Yes, Facebook. And like the hamisha homshey torah, they use Facebook to teach me valuable life lessons. After losing my cellphone again I was forced to send out a message to many of my Facebook contacts, requesting that they send me their numbers for my new phone book. On the list of recipients was my grandmother, bless her soul. Still not up on the wild world of online etiquette, and not knowing that her reply would be sent to every contact in the thread, she comes back with this:
Carli I did not see this message until after I phoned you
I will not give my number out on the internet for everyone to read
that is not safe you should know that smarten up
For what the message lacked in punctuation, it also lacked in tactfulness. She' short and sweet, and not just in the way she writes. Of course, my grandparents see it as their duty to offer a firm set of principles to which I happily adhere. I don't kill. I don't cheat. I don't covet my neighbour's wife (often). And now, thanks to the Good Book, Facebook, I will not give my number out online. Not only because she humiliated the heck out of me by sending that crass little lecture to everyone I know, but because she has a point.
We may think our elders are dated when it comes to the internet. They won't use their credit cards, they secure everything with passwords, including their desktops, and downloading ANYTHING is strictly prohibited. Perhaps our generation has become so familiar with the web rendering us utterly desensitized to its potential dangers, that we tend to forget the basic principals of safety.
You might think it odd that my Bubbie has a Facebook account. At first, I would have agreed. No grandmother should ever be privy to pictures of her living legacy lapping up liquor, with one nipple hanging out, a cigarette in the left while playfully giving the finger on the right. Luckily, I didn't go to University of Western Ontario so pictures of that nature won't ever exist.

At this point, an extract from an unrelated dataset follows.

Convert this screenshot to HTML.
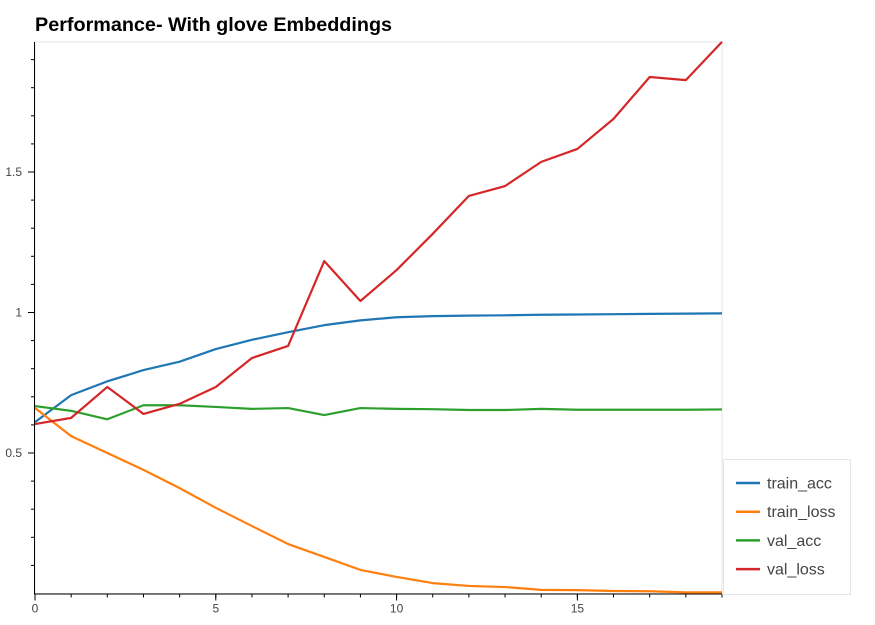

And another thing you'll never see me do (again) is broadcast my number online for all to see. The internet is a wonderful place, but it can also be a scary one. That's why experts (and I'm not just referring to my Bubbie) suggest that it's never a good idea to release any private information about yourself online. Most credible sites and companies will never request this type of information in a web interaction. Also, it's wise to think carefully before you create an email address or screen name. Many web experts suggest using a combination of letters and numbers in both, and never using your real name in chat rooms. Finally, experts agree that web users should never, EVER give their phone numbers away online. Web savvy people are able to use phone numbers to track down other information, including credit card information, and even your precise location.
Consider this a lesson learned. Bubbie, 1. Me, 0.